3. How do vias connect the layers in a multilayer PCB?

Vias are conductive holes drilled through the layers of the PCB and plated with copper to create electrical connections between the layers. There are several types of vias, including:

• Through Vias: Vias that go through the entire thickness of the board.
• Blind Vias: Vias that start from an outer layer and terminate at an inner layer.
• Buried Vias: Vias that connect two or more inner layers without reaching the outer layers.

4. What is the maximum number of layers that can be pressed in a multilayer PCB?

The maximum number of layers in a multilayer PCB depends on several factors, such as the thickness of the individual layers, the capabilities of the pressing equipment, and the design requirements.
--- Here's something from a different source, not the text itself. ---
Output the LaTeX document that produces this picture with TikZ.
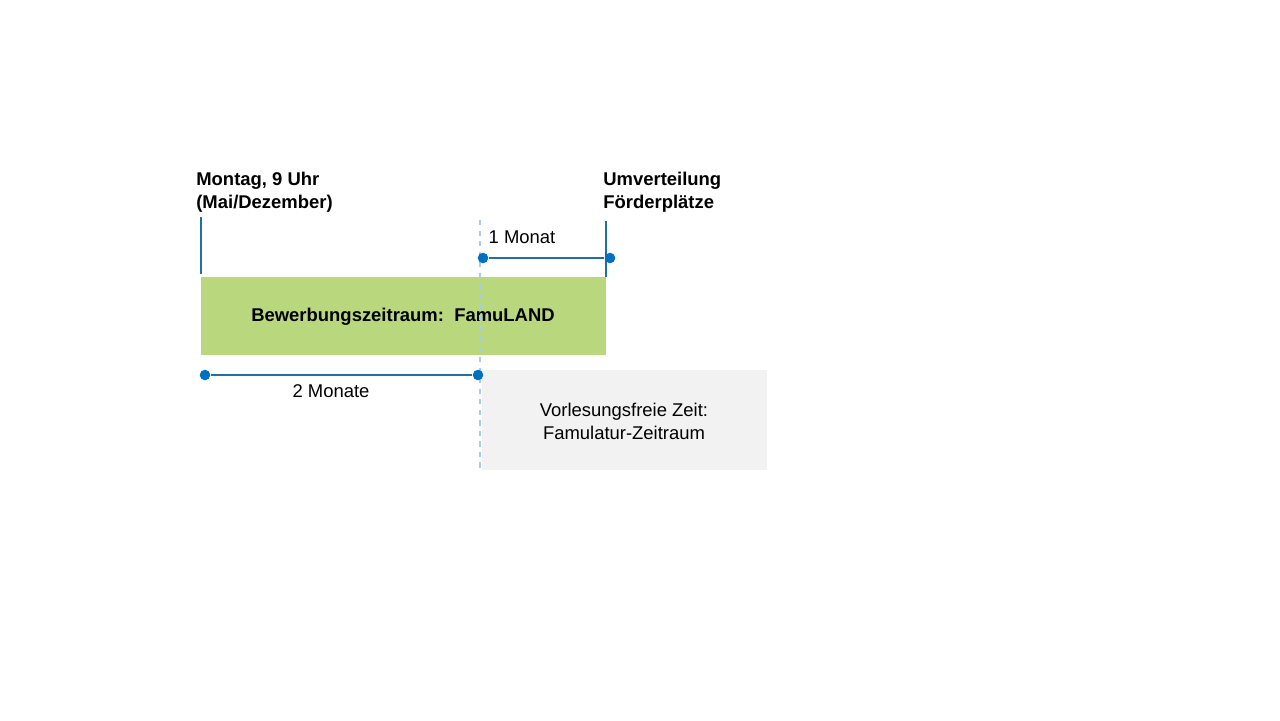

Some advanced PCB fabrication facilities can produce boards with over 50 layers, but most common multilayer PCBs have between 4 and 12 layers.

5. How can multilayer PCB warping be minimized during pressing?

To minimize warping during multilayer PCB pressing, manufacturers can take several steps, such as:

• Using balanced Copper Distribution and symmetrical layer stacking to even out the thermal expansion and contraction of the layers.
• Employing gradual heating and cooling cycles during lamination to prevent sudden temperature changes that can cause stress and deformation.
• Selecting laminates and prepregs with similar thermal expansion coefficients to reduce the mismatch between layers.
• Utilizing specialized press plates or caul sheets to provide even pressure distribution and support during lamination.

By understanding the principles, processes, and challenges involved in multilayer PCB pressing, manufacturers can optimize their designs, select the right materials and services, and ensure the production of high-quality, reliable multilayer PCBs for their applications.